Return the listing below exactly, with the pictures dropped.

* * * * * * *

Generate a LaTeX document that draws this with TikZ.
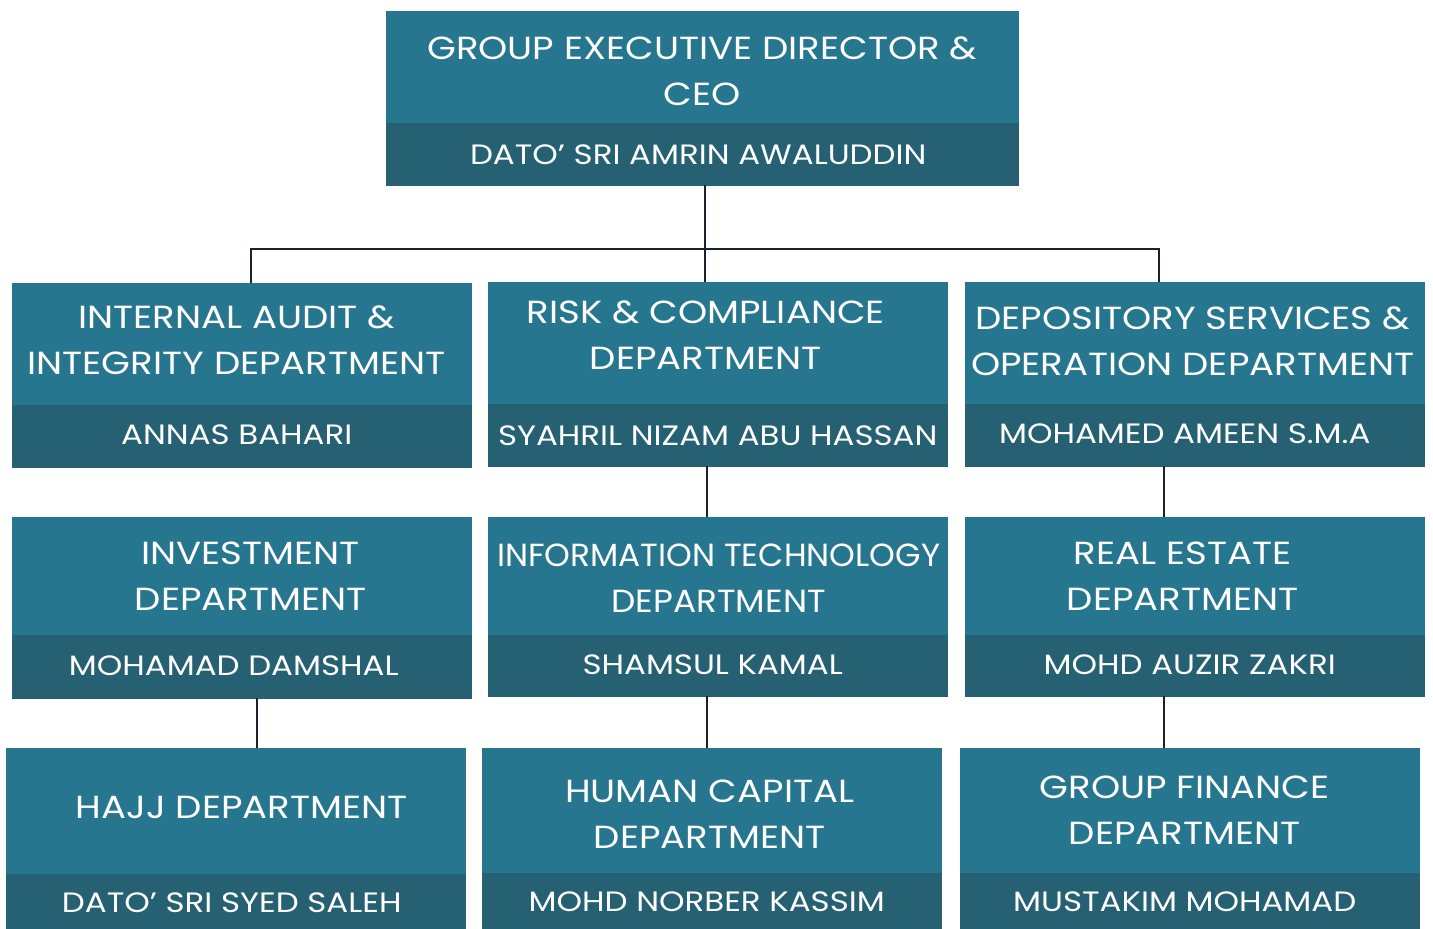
\documentclass[tikz,border=0pt]{standalone}
\usepackage{fontspec}
\usepackage{graphicx}
\setmainfont{Poppins}[FakeStretch=1.16]
\definecolor{topteal}{RGB}{39,118,143}
\definecolor{botteal}{RGB}{38,96,115}
\definecolor{linecol}{RGB}{25,35,48}
\tikzset{
  tbox/.style={fill=topteal, draw=topteal, line width=0.5pt, inner sep=0pt},
  bbox/.style={fill=botteal, draw=botteal, line width=0.5pt, inner sep=0pt},
  ttext/.style={text=white, inner sep=0pt, align=center, font=\fontsize{32}{46}\selectfont},
  ntext/.style={text=white, inner sep=0pt, align=center, font=\fontsize{28}{30}\selectfont},
  conn/.style={draw=linecol, line width=2pt}
}
% #1 name, #2 x,y, #3 width, #4 top h, #5 bottom h, #6 title opts, #7 title, #8 name opts, #9 person
\newcommand\orgbox[9]{%
  \node[tbox, minimum width=#3pt, minimum height=#4pt, anchor=north west] (#1) at (#2) {};
  \node[ttext, #6] (#1t) at (#1.center) {#7};
  \node[bbox, minimum width=#3pt, minimum height=#5pt, anchor=north] (#1n) at (#1.south) {};
  \node[ntext, #8] (#1p) at (#1n.center) {#9};
}
\begin{document}
\begin{tikzpicture}[x=1pt,y=-1pt]
\useasboundingbox (0,0) rectangle (1433,929);
\orgbox{ceo}{386,11}{632}{111}{62}{yshift=-4pt}{GROUP EXECUTIVE DIRECTOR \&\\CEO}{xshift=-4pt,yshift=-1pt}{DATO’ SRI AMRIN AWALUDDIN}
\orgbox{ia}{12,283}{459}{121}{62}{xshift=-5pt,yshift=4pt}{INTERNAL AUDIT \&\\INTEGRITY DEPARTMENT}{xshift=-5pt,yshift=1pt}{ANNAS BAHARI}
\orgbox{rc}{488,282}{459}{121}{62}{xshift=-12pt,yshift=8pt}{RISK \& COMPLIANCE\\DEPARTMENT}{yshift=-1pt}{SYAHRIL NIZAM ABU HASSAN}
\orgbox{ds}{965,282}{459}{121}{62}{xshift=-2pt,yshift=2pt}{DEPOSITORY SERVICES \&\\OPERATION DEPARTMENT}{xshift=-10pt,yshift=1pt}{MOHAMED AMEEN S.M.A}
\orgbox{inv}{12,517}{459}{117}{63}{xshift=9pt}{INVESTMENT\\DEPARTMENT}{xshift=-8pt,yshift=1pt}{MOHAMAD DAMSHAL}
\orgbox{it}{488,517}{459}{117}{61}{xshift=1pt,yshift=-2pt}{\resizebox{443pt}{\height}{INFORMATION TECHNOLOGY}\\\resizebox{214pt}{\height}{DEPARTMENT}}{xshift=-5pt,yshift=1pt}{SHAMSUL KAMAL}
\orgbox{re}{965,517}{459}{117}{61}{xshift=-12pt}{REAL ESTATE\\DEPARTMENT}{xshift=-5pt,yshift=1pt}{MOHD AUZIR ZAKRI}
\orgbox{hajj}{6,748}{459}{125}{56}{xshift=6pt,yshift=3pt}{HAJJ DEPARTMENT}{xshift=-4pt,yshift=-1pt}{DATO’ SRI SYED SALEH}
\orgbox{hc}{482,748}{459}{124}{57}{xshift=-2pt,yshift=-4pt}{HUMAN CAPITAL\\DEPARTMENT}{xshift=-5pt}{MOHD NORBER KASSIM}
\orgbox{gf}{960,748}{459}{124}{57}{xshift=-5pt}{GROUP FINANCE\\DEPARTMENT}{xshift=-5pt}{MUSTAKIM MOHAMAD}
\coordinate (bus) at (705,249);
\coordinate (busL) at (251,249);
\coordinate (busR) at (1159,249);
\draw[conn] (ceon.south -| bus) -- (bus);
\draw[conn] (busL |- ia.north) -- (busL) -- (busR) -- (busR |- ds.north);
\draw[conn] (bus) -- (bus |- rc.north);
\draw[conn] ([xshift=-10.5pt]rcn.south) -- ([xshift=-10.5pt]rcn.south |- it.north);
\draw[conn] ([xshift=-31pt]dsn.south) -- ([xshift=-31pt]dsn.south |- re.north);
\draw[conn] ([xshift=15pt]invn.south) -- ([xshift=15pt]invn.south |- hajj.north);
\draw[conn] ([xshift=-11pt]itn.south) -- ([xshift=-11pt]itn.south |- hc.north);
\draw[conn] ([xshift=-31pt]ren.south) -- ([xshift=-31pt]ren.south |- gf.north);
\end{tikzpicture}
\end{document}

* * * * * * *

- _FINAL RESULT_
Generate a LaTeX document that draws this with TikZ.
\documentclass[tikz,border=0pt]{standalone}
\usepackage{fontspec}
\usepackage{graphicx}
\setmainfont{Poppins}[FakeStretch=1.16]
\definecolor{topteal}{RGB}{39,118,143}
\definecolor{botteal}{RGB}{38,96,115}
\definecolor{linecol}{RGB}{25,35,48}
\tikzset{
  tbox/.style={fill=topteal, draw=topteal, line width=0.5pt, inner sep=0pt},
  bbox/.style={fill=botteal, draw=botteal, line width=0.5pt, inner sep=0pt},
  ttext/.style={text=white, inner sep=0pt, align=center, font=\fontsize{32}{46}\selectfont},
  ntext/.style={text=white, inner sep=0pt, align=center, font=\fontsize{28}{30}\selectfont},
  conn/.style={draw=linecol, line width=2pt}
}
% #1 name, #2 x,y, #3 width, #4 top h, #5 bottom h, #6 title opts, #7 title, #8 name opts, #9 person
\newcommand\orgbox[9]{%
  \node[tbox, minimum width=#3pt, minimum height=#4pt, anchor=north west] (#1) at (#2) {};
  \node[ttext, #6] (#1t) at (#1.center) {#7};
  \node[bbox, minimum width=#3pt, minimum height=#5pt, anchor=north] (#1n) at (#1.south) {};
  \node[ntext, #8] (#1p) at (#1n.center) {#9};
}
\begin{document}
\begin{tikzpicture}[x=1pt,y=-1pt]
\useasboundingbox (0,0) rectangle (1433,929);
\orgbox{ceo}{386,11}{632}{111}{62}{yshift=-4pt}{GROUP EXECUTIVE DIRECTOR \&\\CEO}{xshift=-4pt,yshift=-1pt}{DATO’ SRI AMRIN AWALUDDIN}
\orgbox{ia}{12,283}{459}{121}{62}{xshift=-5pt,yshift=4pt}{INTERNAL AUDIT \&\\INTEGRITY DEPARTMENT}{xshift=-5pt,yshift=1pt}{ANNAS BAHARI}
\orgbox{rc}{488,282}{459}{121}{62}{xshift=-12pt,yshift=8pt}{RISK \& COMPLIANCE\\DEPARTMENT}{yshift=-1pt}{SYAHRIL NIZAM ABU HASSAN}
\orgbox{ds}{965,282}{459}{121}{62}{xshift=-2pt,yshift=2pt}{DEPOSITORY SERVICES \&\\OPERATION DEPARTMENT}{xshift=-10pt,yshift=1pt}{MOHAMED AMEEN S.M.A}
\orgbox{inv}{12,517}{459}{117}{63}{xshift=9pt}{INVESTMENT\\DEPARTMENT}{xshift=-8pt,yshift=1pt}{MOHAMAD DAMSHAL}
\orgbox{it}{488,517}{459}{117}{61}{xshift=1pt,yshift=-2pt}{\resizebox{443pt}{\height}{INFORMATION TECHNOLOGY}\\\resizebox{214pt}{\height}{DEPARTMENT}}{xshift=-5pt,yshift=1pt}{SHAMSUL KAMAL}
\orgbox{re}{965,517}{459}{117}{61}{xshift=-12pt}{REAL ESTATE\\DEPARTMENT}{xshift=-5pt,yshift=1pt}{MOHD AUZIR ZAKRI}
\orgbox{hajj}{6,748}{459}{125}{56}{xshift=6pt,yshift=3pt}{HAJJ DEPARTMENT}{xshift=-4pt,yshift=-1pt}{DATO’ SRI SYED SALEH}
\orgbox{hc}{482,748}{459}{124}{57}{xshift=-2pt,yshift=-4pt}{HUMAN CAPITAL\\DEPARTMENT}{xshift=-5pt}{MOHD NORBER KASSIM}
\orgbox{gf}{960,748}{459}{124}{57}{xshift=-5pt}{GROUP FINANCE\\DEPARTMENT}{xshift=-5pt}{MUSTAKIM MOHAMAD}
\coordinate (bus) at (705,249);
\coordinate (busL) at (251,249);
\coordinate (busR) at (1159,249);
\draw[conn] (ceon.south -| bus) -- (bus);
\draw[conn] (busL |- ia.north) -- (busL) -- (busR) -- (busR |- ds.north);
\draw[conn] (bus) -- (bus |- rc.north);
\draw[conn] ([xshift=-10.5pt]rcn.south) -- ([xshift=-10.5pt]rcn.south |- it.north);
\draw[conn] ([xshift=-31pt]dsn.south) -- ([xshift=-31pt]dsn.south |- re.north);
\draw[conn] ([xshift=15pt]invn.south) -- ([xshift=15pt]invn.south |- hajj.north);
\draw[conn] ([xshift=-11pt]itn.south) -- ([xshift=-11pt]itn.south |- hc.north);
\draw[conn] ([xshift=-31pt]ren.south) -- ([xshift=-31pt]ren.south |- gf.north);
\end{tikzpicture}
\end{document}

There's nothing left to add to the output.